[Given problem] Each line containing the word "matplotlib" should be found and copied.

[Exercise material]
*-*-*

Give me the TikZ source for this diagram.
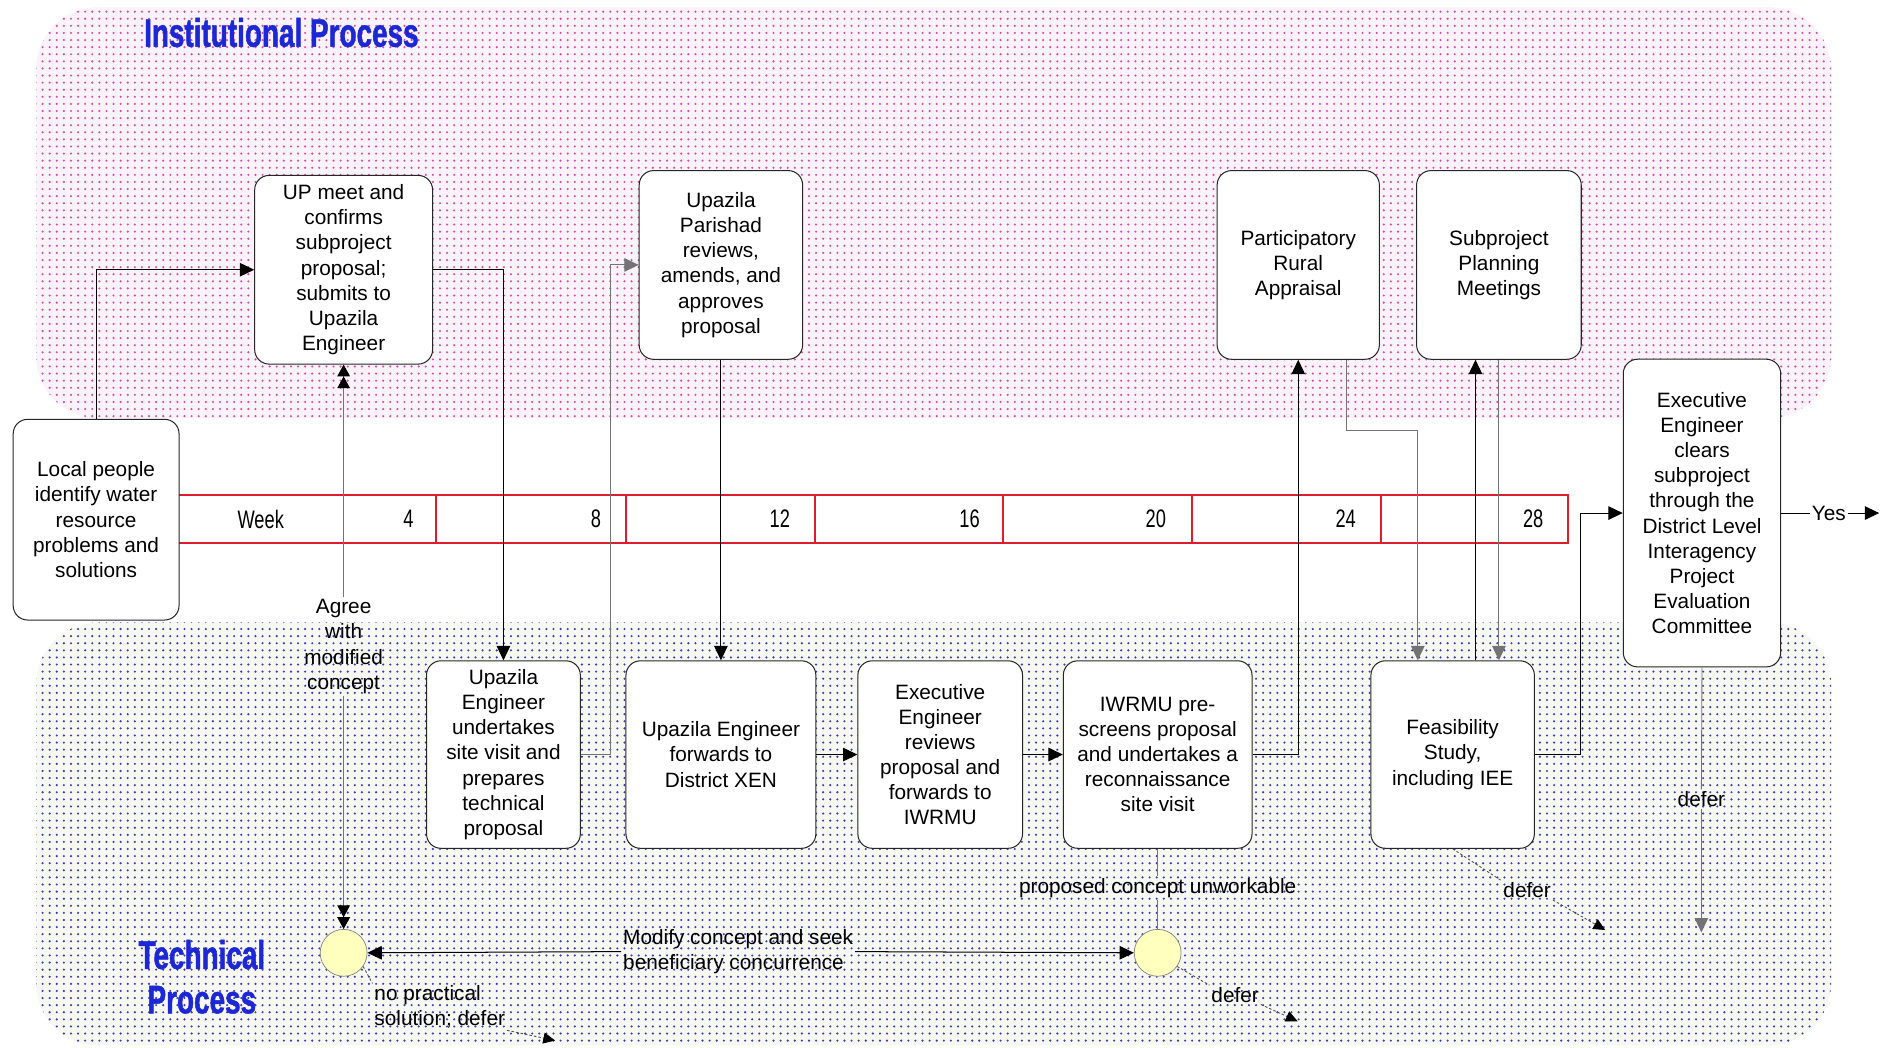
\documentclass[tikz,border=0pt]{standalone}
\usepackage{fontspec}
\setmainfont{Liberation Sans}
\newfontfamily\headfont[FakeStretch=0.72]{Liberation Sans}
\newfontfamily\titlefont[FakeStretch=0.70,FakeBold=1.2]{Liberation Sans Bold}
\usetikzlibrary{arrows.meta,patterns,calc}

\definecolor{pinkbase}{RGB}{252,242,249}
\definecolor{pinkdot}{RGB}{206,80,168}
\definecolor{bluebase}{RGB}{247,247,244}
\definecolor{bluedot}{RGB}{60,60,170}
\definecolor{barred}{RGB}{222,28,44}
\definecolor{headblue}{RGB}{28,40,212}
\definecolor{knotfill}{RGB}{255,255,190}

\pgfdeclarepatternformonly{finedots}{\pgfqpoint{-1pt}{-1pt}}{\pgfqpoint{1pt}{1pt}}{\pgfqpoint{4.2pt}{4.2pt}}{%
  \pgfpathcircle{\pgfqpoint{0pt}{0pt}}{0.7pt}\pgfusepath{fill}}

\begin{document}
\begin{tikzpicture}[x=0.025cm,y=-0.025cm,
    box/.style={draw=black!85,line width=0.6pt,fill=white,rounded corners=0.3cm,
      align=center,font=\fontsize{12.3}{14.9}\selectfont,inner sep=2pt},
    lbl/.style={align=center,font=\fontsize{12.3}{14.9}\selectfont,inner sep=1pt},
    flow/.style={line width=0.6pt,-{Triangle[length=8.5pt,width=8pt]}},
    gflow/.style={draw=black!55,line width=0.5pt},
    dbl/.style={draw=black!55,line width=0.5pt,
      -{Triangle[length=7pt,width=7.5pt,color=black]Triangle[length=7pt,width=7.5pt,color=black]}},
    dline/.style={draw=black!70,line width=0.5pt,dash pattern=on 1.5pt off 1.2pt},
    dflow/.style={dline,-{Triangle[length=7pt,width=6.5pt,color=black]}},
    knot/.style={circle,draw=black!50,fill=knotfill,minimum size=0.975cm,inner sep=0pt},
    head/.style={font=\titlefont\fontsize{23.6}{26.3}\selectfont,text=headblue,align=center},
    wk/.style={font=\headfont\fontsize{15}{18}\selectfont}]

  \useasboundingbox (0,0) rectangle (1568,872);

  % the two process bands
  \fill[pinkbase,rounded corners=1.3cm] (30,6) rectangle (1524,348);
  \fill[pattern=finedots,pattern color=pinkdot,rounded corners=1.3cm] (30,6) rectangle (1524,348);
  \fill[bluebase,rounded corners=1.3cm] (30,518) rectangle (1524,870);
  \fill[pattern=finedots,pattern color=bluedot,rounded corners=1.3cm] (30,518) rectangle (1524,870);

  \node[head,anchor=west] (insthead) at (115,27) {Institutional Process};
  \node[head] (techhead) at (168,813) {Technical\\Process};

  % time scale
  \draw[barred,line width=1.2pt] (148,412) rectangle (1305,452);
  \foreach \x in {363,521,678,835,992,1149}
    \draw[barred,line width=1.2pt] (\x,412) -- (\x,452);
  \node[wk] (wkname) at (217,432) {Week};
  \foreach \n/\x in {4/340,8/496,12/649,16/807,20/962,24/1120,28/1276}
    \node[wk] (wk\n) at (\x,432) {\n};

  % steps
  \node[box,minimum width=3.45cm,minimum height=4.175cm] (local) at (80,432.5)
    {Local people\\identify water\\resource\\problems and\\solutions};
  \node[box,minimum width=3.7cm,minimum height=3.925cm] (upmeet) at (286,224.5)
    {UP meet and\\confirms\\subproject\\proposal;\\submits to\\Upazila\\Engineer};
  \node[box,minimum width=3.4cm,minimum height=3.925cm] (uppar) at (600,220.5)
    {Upazila\\Parishad\\reviews,\\amends, and\\approves\\proposal};
  \node[box,minimum width=3.375cm,minimum height=3.925cm] (pra) at (1080.5,220.5)
    {Participatory\\Rural\\Appraisal};
  \node[box,minimum width=3.425cm,minimum height=3.925cm] (spm) at (1247.5,220.5)
    {Subproject\\Planning\\Meetings};
  \node[box,minimum width=3.275cm,minimum height=6.4cm] (exec) at (1416.5,427)
    {Executive\\Engineer\\clears\\subproject\\through the\\District Level\\Interagency\\Project\\Evaluation\\Committee};
  \node[box,minimum width=3.2cm,minimum height=3.9cm] (ueng) at (419,628)
    {Upazila\\Engineer\\undertakes\\site visit and\\prepares\\technical\\proposal};
  \node[box,minimum width=3.95cm,minimum height=3.9cm] (fwd) at (600,628)
    {Upazila Engineer\\forwards to\\District XEN};
  \node[box,minimum width=3.425cm,minimum height=3.9cm] (xenrev) at (782.5,628)
    {Executive\\Engineer\\reviews\\proposal and\\forwards to\\IWRMU};
  \node[box,minimum width=3.925cm,minimum height=3.9cm] (iwrmu) at (963.5,628)
    {IWRMU pre-\\screens proposal\\and undertakes a\\reconnaissance\\site visit};
  \node[box,minimum width=3.4cm,minimum height=3.9cm] (feas) at (1209,628)
    {Feasibility\\Study,\\including IEE};

  \node[knot] (c1) at (286,793) {};
  \node[knot] (c2) at (963.5,793) {};

  % labels
  \node[lbl] (agree) at (286,538) {Agree\\with\\modified\\concept};
  \node[lbl,align=left,anchor=west] (modify) at (517,792) {Modify concept and seek\\beneficiary concurrence};
  \node[lbl] (unwork) at (963.5,739) {proposed concept unworkable};
  \node[lbl] (yes) at (1522,427) {Yes};
  \node[lbl] (defe) at (1416,665) {defer};
  \node[lbl] (deff) at (1271,741) {defer};
  \node[lbl] (defc) at (1028,828) {defer};
  \node[lbl,align=left] (nops) at (366,838) {no practical\\solution; defer};
  \coordinate (yesend) at (1564,427);
  \coordinate (execend) at (1416,776);
  \coordinate (feasend) at (1336,774);
  \coordinate (c1end) at (462,866);
  \coordinate (c2end) at (1080,850);

  % flows
  \draw[flow] (local.north) |- (upmeet.west);
  \draw[flow] (upmeet.east) -| (ueng.north);
  \draw[gflow,flow,draw=black!55] (ueng.east) -- ++(25,0) |- (uppar.west);
  \draw[flow] (uppar.south) -- (fwd.north);
  \draw[flow] (fwd.east) -- (xenrev.west);
  \draw[flow] (xenrev.east) -- (iwrmu.west);
  \draw[flow] (iwrmu.east) -| (pra.south);
  \draw[flow,draw=black!55] ($(pra.south)+(40,0)$) -- ++(0,59) -| ($(feas.north)+(-29,0)$);
  \draw[flow] ($(feas.north)+(19,0)$) -- ($(spm.south)+(-19.5,0)$);
  \draw[flow,draw=black!55] (spm.south) -- (spm.south |- feas.north);
  \draw[flow] (feas.east) -- ++(38,0) |- (exec.west);
  \draw[line width=0.6pt] (exec.east) -- (yes.west);
  \draw[flow] (yes.east) -- (yesend);
  \draw[gflow] (exec.south) -- (defe.north);
  \draw[gflow,flow,draw=black!55] (defe.south) -- (execend);
  \draw[dline] (feas.south) -- (deff.north west);
  \draw[dflow] (deff.south east) -- (feasend);
  \draw[gflow] (iwrmu.south) -- (unwork.north);
  \draw[gflow] (unwork.south) -- (c2.north);
  \draw[dbl] (agree.north) -- (upmeet.south);
  \draw[dbl] (agree.south) -- (c1.north);
  \draw[flow] (modify.west) -- (c1.east);
  \draw[flow] (modify.east) -- (c2.west);
  \draw[dline] (c2.-35) -- (defc.north west);
  \draw[dflow] (defc.south east) -- (c2end);
  \draw[dline] (c1.-35) -- (nops.north west);
  \draw[dflow] (nops.south east) -- (c1end);
\end{tikzpicture}
\end{document}
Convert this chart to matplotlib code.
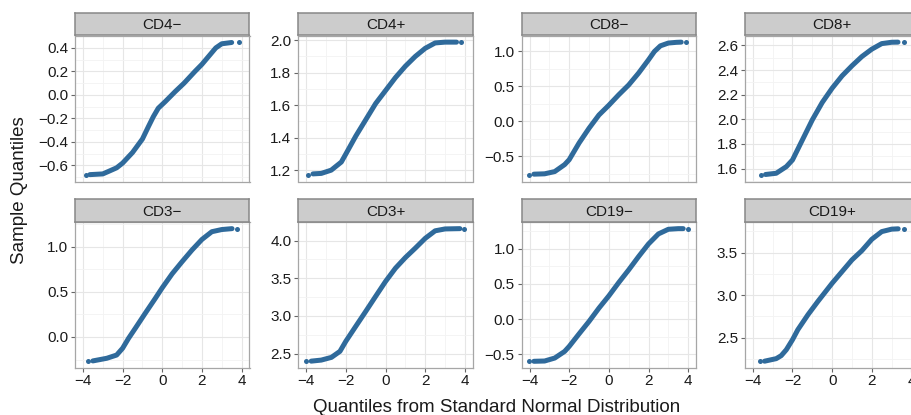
import matplotlib
matplotlib.use("Agg")
import matplotlib.pyplot as plt
from matplotlib.ticker import MultipleLocator, FuncFormatter

plt.rcParams["font.family"] = ["Liberation Sans", "DejaVu Sans"]

# facet order, left to right, top to bottom
panels = ["CD4\u2212", "CD4+", "CD8\u2212", "CD8+",
          "CD3\u2212", "CD3+", "CD19\u2212", "CD19+"]

# theoretical quantiles (z) and sample quantiles (q); first and last entries are the lone tail points
cd4_neg_z = [-3.86, -3.65, -3.0, -2.7, -2.3, -2.0, -1.5, -1.0, -0.7, -0.45, -0.2, 0.15, 0.65, 1.1, 1.65, 2.0, 2.4, 2.7, 3.0, 3.5, 3.87]
cd4_neg_q = [-0.68, -0.678, -0.672, -0.65, -0.62, -0.58, -0.49, -0.375, -0.27, -0.185, -0.113, -0.057, 0.028, 0.10, 0.20, 0.26, 0.34, 0.40, 0.435, 0.446, 0.449]

cd4_pos_z = [-3.91, -3.66, -3.24, -2.74, -2.23, -2.0, -1.5, -1.0, -0.5, 0.0, 0.5, 1.0, 1.5, 2.0, 2.5, 3.0, 3.58, 3.83]
cd4_pos_q = [1.171, 1.177, 1.18, 1.20, 1.25, 1.30, 1.41, 1.51, 1.61, 1.69, 1.77, 1.84, 1.90, 1.95, 1.983, 1.988, 1.988, 1.988]

cd8_neg_z = [-4.03, -3.78, -3.24, -2.73, -2.23, -2.0, -1.5, -1.0, -0.5, 0.0, 0.5, 1.0, 1.5, 2.0, 2.3, 2.6, 3.0, 3.4, 3.65, 3.91]
cd8_neg_q = [-0.767, -0.757, -0.752, -0.72, -0.62, -0.55, -0.31, -0.10, 0.09, 0.23, 0.38, 0.52, 0.69, 0.88, 1.0, 1.08, 1.12, 1.13, 1.133, 1.133]

cd8_pos_z = [-3.61, -3.36, -2.82, -2.31, -2.0, -1.5, -1.0, -0.5, 0.0, 0.5, 1.0, 1.5, 2.0, 2.5, 3.0, 3.32, 3.61]
cd8_pos_q = [1.549, 1.552, 1.562, 1.616, 1.67, 1.833, 1.996, 2.137, 2.253, 2.353, 2.435, 2.51, 2.57, 2.615, 2.626, 2.627, 2.627]

cd3_neg_z = [-3.75, -3.5, -2.8, -2.3, -2.0, -1.7, -1.36, -0.86, -0.35, 0.0, 0.5, 1.0, 1.5, 2.0, 2.5, 3.0, 3.52, 3.77]
cd3_neg_q = [-0.27, -0.265, -0.236, -0.20, -0.125, -0.015, 0.096, 0.262, 0.428, 0.545, 0.70, 0.834, 0.963, 1.08, 1.166, 1.19, 1.20, 1.20]

cd3_pos_z = [-4.0, -3.75, -3.24, -2.73, -2.3, -2.0, -1.5, -1.0, -0.5, 0.0, 0.5, 1.0, 1.5, 2.0, 2.5, 3.0, 3.75, 3.96]
cd3_pos_q = [2.397, 2.40, 2.414, 2.45, 2.53, 2.665, 2.863, 3.06, 3.26, 3.458, 3.634, 3.775, 3.90, 4.03, 4.13, 4.155, 4.159, 4.159]

cd19_neg_z = [-4.01, -3.78, -3.24, -2.73, -2.23, -2.0, -1.5, -1.0, -0.5, 0.0, 0.5, 1.0, 1.5, 2.0, 2.5, 3.0, 3.5, 3.75, 4.0]
cd19_neg_q = [-0.599, -0.598, -0.594, -0.552, -0.458, -0.387, -0.208, -0.033, 0.156, 0.33, 0.519, 0.698, 0.887, 1.066, 1.208, 1.274, 1.283, 1.283, 1.283]

cd19_pos_z = [-3.66, -3.41, -2.82, -2.57, -2.31, -2.0, -1.73, -1.22, -0.72, 0.0, 0.5, 1.0, 1.5, 2.0, 2.5, 3.0, 3.33, 3.63]
cd19_pos_q = [2.222, 2.224, 2.254, 2.289, 2.359, 2.476, 2.594, 2.77, 2.926, 3.14, 3.277, 3.414, 3.523, 3.656, 3.746, 3.775, 3.779, 3.781]

series = [(cd4_neg_z, cd4_neg_q), (cd4_pos_z, cd4_pos_q), (cd8_neg_z, cd8_neg_q), (cd8_pos_z, cd8_pos_q),
          (cd3_neg_z, cd3_neg_q), (cd3_pos_z, cd3_pos_q), (cd19_neg_z, cd19_neg_q), (cd19_pos_z, cd19_pos_q)]

# y tick spacing per facet (free y scales)
y_steps = [0.2, 0.2, 0.5, 0.2, 0.5, 0.5, 0.5, 0.5]

POINT_COLOR = "#2f6a9b"
TEXT_COLOR = "#1a1a1a"
W, H = 911, 415


def int_fmt(v, _pos):
    return ("%d" % round(v)).replace("-", "\u2212")


def one_dec(v, _pos):
    return ("%.1f" % v).replace("-", "\u2212")


fig = plt.figure(figsize=(W / 100, H / 100), dpi=100)

# panel geometry in pixels
left0, pitch, pw = 75, 223.3, 174.5
strip_h, panel_h = 22.5, 146
row_tops = [13, 199.5]

for i, (name, (z, q), step) in enumerate(zip(panels, series, y_steps)):
    row, col = divmod(i, 4)
    x0 = left0 + col * pitch
    top = row_tops[row]
    ax = fig.add_axes([x0 / W, 1 - (top + strip_h + panel_h) / H, pw / W, panel_h / H])
    sx = fig.add_axes([x0 / W, 1 - (top + strip_h) / H, pw / W, strip_h / H])

    # dense body as a thick line, lone extremes as dots
    ax.plot(z[1:-1], q[1:-1], color=POINT_COLOR, lw=3.6, solid_capstyle="round",
            solid_joinstyle="round", zorder=3)
    ax.plot([z[0], z[-1]], [q[0], q[-1]], "o", color=POINT_COLOR, ms=3.6, mec="none", zorder=3)

    ax.set_xlim(-4.4, 4.4)
    ax.margins(y=0.05)
    ax.xaxis.set_major_locator(MultipleLocator(2))
    ax.xaxis.set_minor_locator(MultipleLocator(1))
    ax.yaxis.set_major_locator(MultipleLocator(step))
    ax.yaxis.set_minor_locator(MultipleLocator(step / 2))
    ax.yaxis.set_major_formatter(FuncFormatter(one_dec))
    ax.xaxis.set_major_formatter(FuncFormatter(int_fmt))

    ax.grid(which="major", color="#e6e6e6", lw=0.8, zorder=0)
    ax.grid(which="minor", color="#f3f3f3", lw=0.6, zorder=0)
    ax.set_axisbelow(True)
    for sp in ax.spines.values():
        sp.set_color("#a6a6a6")
        sp.set_linewidth(0.9)

    ax.tick_params(which="minor", length=0)
    ax.tick_params(axis="y", which="major", length=3, color="#666666", width=0.8,
                   labelsize=11, labelcolor=TEXT_COLOR, pad=2)
    if row == 1:
        ax.tick_params(axis="x", which="major", length=3, color="#666666", width=0.8,
                       labelsize=11, labelcolor=TEXT_COLOR, pad=1.5)
    else:
        ax.tick_params(axis="x", which="major", length=0, labelbottom=False)

    sx.set_facecolor("#cccccc")
    sx.set_xticks([])
    sx.set_yticks([])
    for sp in sx.spines.values():
        sp.set_color("#888888")
        sp.set_linewidth(1.1)
    sx.text(0.5, 0.46, name, transform=sx.transAxes, ha="center", va="center",
            fontsize=11, color=TEXT_COLOR)

fig.text(497 / W, 1 - 407 / H, "Quantiles from Standard Normal Distribution",
         ha="center", va="center", fontsize=13.5, color=TEXT_COLOR)
fig.text(20 / W, 1 - 190 / H, "Sample Quantiles", rotation=90,
         ha="center", va="center", fontsize=13.5, color=TEXT_COLOR)

fig.savefig("out.png", dpi=100, facecolor="white")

*-*-*

[Answer to this exercise]
Convert this chart to matplotlib code.
import matplotlib
matplotlib.use("Agg")
import matplotlib.pyplot as plt
from matplotlib.ticker import MultipleLocator, FuncFormatter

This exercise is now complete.